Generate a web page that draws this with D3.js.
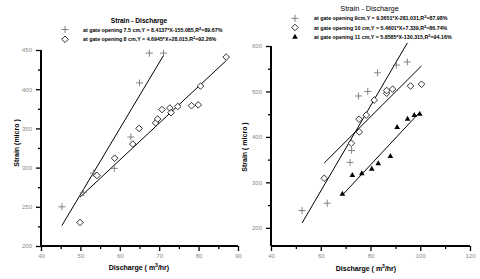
<!DOCTYPE html>
<html><head><meta charset="utf-8">
<script src="https://cdn.jsdelivr.net/npm/d3@7"></script>
<style>
html,body{margin:0;padding:0;background:#fff;}
svg{display:block;font-family:"Liberation Sans",Arial,sans-serif;}
</style></head>
<body><svg id="c" width="480" height="279"></svg>
<script>
// ---- data ----
const leftXTicks = [40, 50, 60, 70, 80, 90];
const leftYTicks = [200, 250, 300, 350, 400, 450];
const rightXTicks = [40, 60, 80, 100, 120];
const rightYTicks = [200, 300, 400, 500, 600];

const leftCrossX = [45.3, 50.8, 53.3, 58.6, 62.8, 65.0, 67.5, 71.1];
const leftCrossY = [250, 268, 293, 299, 339, 408, 446, 446];
const leftDiamondX = [49.9, 54.2, 58.7, 63.3, 64.9, 69.1, 69.6, 70.7, 72.7, 73.0, 74.7, 78.2, 79.9, 80.5, 87.0];
const leftDiamondY = [230, 290, 312, 330, 350, 357, 362, 374, 376, 370, 378, 379, 380, 404, 441];

const rightCrossX = [52.5, 62.6, 71.8, 72.4, 75.2, 78.9, 82.8, 90.4, 94.8];
const rightCrossY = [238, 254, 344, 370, 490, 500, 541, 558, 565];
const rightDiamondX = [61.4, 72.3, 75.5, 75.4, 78.3, 81.5, 86.5, 86.5, 88.9, 96.1, 100.5];
const rightDiamondY = [309, 386, 411, 439, 448, 481, 496, 502, 505, 512, 516];
const rightTriX = [68.7, 72.7, 76.5, 80.5, 83.1, 88.0, 90.7, 94.9, 97.6, 99.8];
const rightTriY = [275, 316, 320, 330, 342, 358, 422, 440, 448, 451];

// regression: [slope, intercept]
const leftFits = [[8.4137, -155.085], [4.6945, 28.015]];
const rightFits = [[9.3651, -281.031], [5.4601, 7.339], [5.8585, -130.315]];

const leftLegend = [
  ["at gate opening 7.5 cm,Y = 8.4137*X-155.085,R", "=89.67%"],
  ["at gate opening 8 cm,Y = 4.6945*X+28.015,R", "=92.26%"]
];
const rightLegend = [
  ["at gate opening 9cm,Y = 9.3651*X-281.031,R", "=87.98%"],
  ["at gate opening 10 cm,Y = 5.4601*X+7.339,R", "=86.74%"],
  ["at gate opening 11 cm,Y = 5.8585*X-130.315,R", "=94.16%"]
];

const svg = d3.select("#c");
const zip = (a, b) => a.map((v, i) => [v, b[i]]);

function panel(o) {
  const g = svg.append("g");
  const x = d3.scaleLinear().domain(o.xd).range(o.xr);
  const y = d3.scaleLinear().domain(o.yd).range(o.yr);

  // minor ticks
  const xa = d3.axisBottom(x).tickValues(o.xMinor).tickSize(3).tickFormat("");
  const ya = d3.axisLeft(y).tickValues(o.yMinor).tickSize(3).tickFormat("");
  g.append("g").attr("transform", `translate(0,${o.yr[0]})`).call(xa);
  g.append("g").attr("transform", `translate(${o.xr[0]},0)`).call(ya);
  // major ticks
  const xA = g.append("g").attr("transform", `translate(0,${o.yr[0]})`)
    .call(d3.axisBottom(x).tickValues(o.xt).tickSize(5).tickPadding(3));
  const yA = g.append("g").attr("transform", `translate(${o.xr[0]},0)`)
    .call(d3.axisLeft(y).tickValues(o.yt).tickSize(5).tickPadding(4));
  g.selectAll(".domain").attr("stroke", "#000").attr("stroke-width", 2);
  g.selectAll(".tick line").attr("stroke", "#000").attr("stroke-width", 1.3);
  g.selectAll(".tick text").attr("fill", "#888").style("font-size", "6px").style("font-family", "Liberation Sans, Arial, sans-serif");
  g.selectAll(".domain").attr("d", function() {
    return d3.select(this.parentNode).attr("transform").includes(`translate(0,`) ?
      `M${o.xr[0]},0H${o.xr[1]}` : `M0,${o.yr[0]}V${o.yr[1]}`;
  });

  // regression lines
  o.fits.forEach((f, i) => {
    const xs = o.series[i].xs;
    const x0 = d3.min(xs), x1 = d3.max(xs);
    g.append("line")
      .attr("x1", x(x0)).attr("y1", y(f[0] * x0 + f[1]))
      .attr("x2", x(x1)).attr("y2", y(f[0] * x1 + f[1]))
      .attr("stroke", "#000").attr("stroke-width", 1);
  });

  // points
  o.series.forEach(s => {
    drawMarks(g, zip(s.xs, s.ys).map(d => [x(d[0]), y(d[1])]), s.type);
  });

  // title
  g.append("text").attr("x", o.titleX).attr("y", o.titleY).attr("text-anchor", "middle")
    .style("font-size", o.titleSize).style("font-weight", o.titleWeight).text("Strain - Discharge");

  // legend
  o.legend.forEach((t, i) => {
    const ly = o.legY + i * o.legStep;
    drawMarks(g, [[o.legSymX, ly]], o.series[i].type);
    const tx = g.append("text").attr("x", o.legTextX).attr("y", ly + 2)
      .style("font-size", "5.3px").style("font-weight", "bold");
    tx.append("tspan").text(t[0]);
    tx.append("tspan").attr("dy", -2).style("font-size", "4px").text("2");
    tx.append("tspan").attr("dy", 2).text(t[1]);
  });

  // axis labels
  const xl = g.append("text").attr("x", o.xLabX).attr("y", o.xLabY).attr("text-anchor", "middle")
    .style("font-size", "7px").style("font-weight", "bold");
  xl.append("tspan").text("Discharge ( m");
  xl.append("tspan").attr("dy", -3).style("font-size", "5px").text("3");
  xl.append("tspan").attr("dy", 3).text("/hr)");
  g.append("text").attr("transform", `translate(${o.yLabX},${o.yLabY}) rotate(-90)`)
    .attr("text-anchor", "middle").style("font-size", "7px").style("font-weight", "bold")
    .text(o.yLabel);
}

function drawMarks(g, pts, type) {
  pts.forEach(([px, py]) => {
    if (type === "cross") {
      g.append("path").attr("d", `M${px - 3.5},${py}H${px + 3.5}M${px},${py - 3.5}V${py + 3.5}`)
        .attr("stroke", "#777").attr("stroke-width", 0.9).attr("fill", "none");
    } else if (type === "diamond") {
      g.append("path").attr("d", `M${px},${py - 3.3}L${px + 3.3},${py}L${px},${py + 3.3}L${px - 3.3},${py}Z`)
        .attr("stroke", "#000").attr("stroke-width", 0.8).attr("fill", "#fff");
    } else {
      g.append("path").attr("d", `M${px},${py - 3}L${px + 2.8},${py + 2}L${px - 2.8},${py + 2}Z`)
        .attr("fill", "#000");
    }
  });
}

panel({
  xd: [40, 90], xr: [41, 238], yd: [200, 450], yr: [246, 50],
  xt: leftXTicks, yt: leftYTicks,
  xMinor: [45, 55, 65, 75, 85], yMinor: [225, 275, 325, 375, 425],
  fits: leftFits,
  series: [
    {xs: leftCrossX, ys: leftCrossY, type: "cross"},
    {xs: leftDiamondX, ys: leftDiamondY, type: "diamond"}
  ],
  titleX: 139, titleY: 23, titleSize: "6.6px", titleWeight: "bold",
  legend: leftLegend, legY: 29.5, legStep: 9.8, legSymX: 65, legTextX: 83,
  xLabX: 139, xLabY: 270, yLabX: 19, yLabY: 143, yLabel: "Strain (micro )"
});

panel({
  xd: [40, 120], xr: [271, 470], yd: [160, 600], yr: [246, 46],
  xt: rightXTicks, yt: rightYTicks,
  xMinor: [50, 70, 90, 110], yMinor: [250, 350, 450, 550],
  fits: rightFits,
  series: [
    {xs: rightCrossX, ys: rightCrossY, type: "cross"},
    {xs: rightDiamondX, ys: rightDiamondY, type: "diamond"},
    {xs: rightTriX, ys: rightTriY, type: "tri"}
  ],
  titleX: 369.5, titleY: 11, titleSize: "7.3px", titleWeight: "normal",
  legend: rightLegend, legY: 18.3, legStep: 9.2, legSymX: 295, legTextX: 314,
  xLabX: 366, xLabY: 271, yLabX: 247, yLabY: 147, yLabel: "Strain ( micro )"
});
</script></body></html>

#### Your task
Give again, word for word, every line from the top of the data through the line with "const rightYTicks = [200, 300, 400, 500, 600];", both ends included, and exclude the pictures.

#### Response to this task
Generate a web page that draws this with D3.js.
<!DOCTYPE html>
<html><head><meta charset="utf-8">
<script src="https://cdn.jsdelivr.net/npm/d3@7"></script>
<style>
html,body{margin:0;padding:0;background:#fff;}
svg{display:block;font-family:"Liberation Sans",Arial,sans-serif;}
</style></head>
<body><svg id="c" width="480" height="279"></svg>
<script>
// ---- data ----
const leftXTicks = [40, 50, 60, 70, 80, 90];
const leftYTicks = [200, 250, 300, 350, 400, 450];
const rightXTicks = [40, 60, 80, 100, 120];
const rightYTicks = [200, 300, 400, 500, 600];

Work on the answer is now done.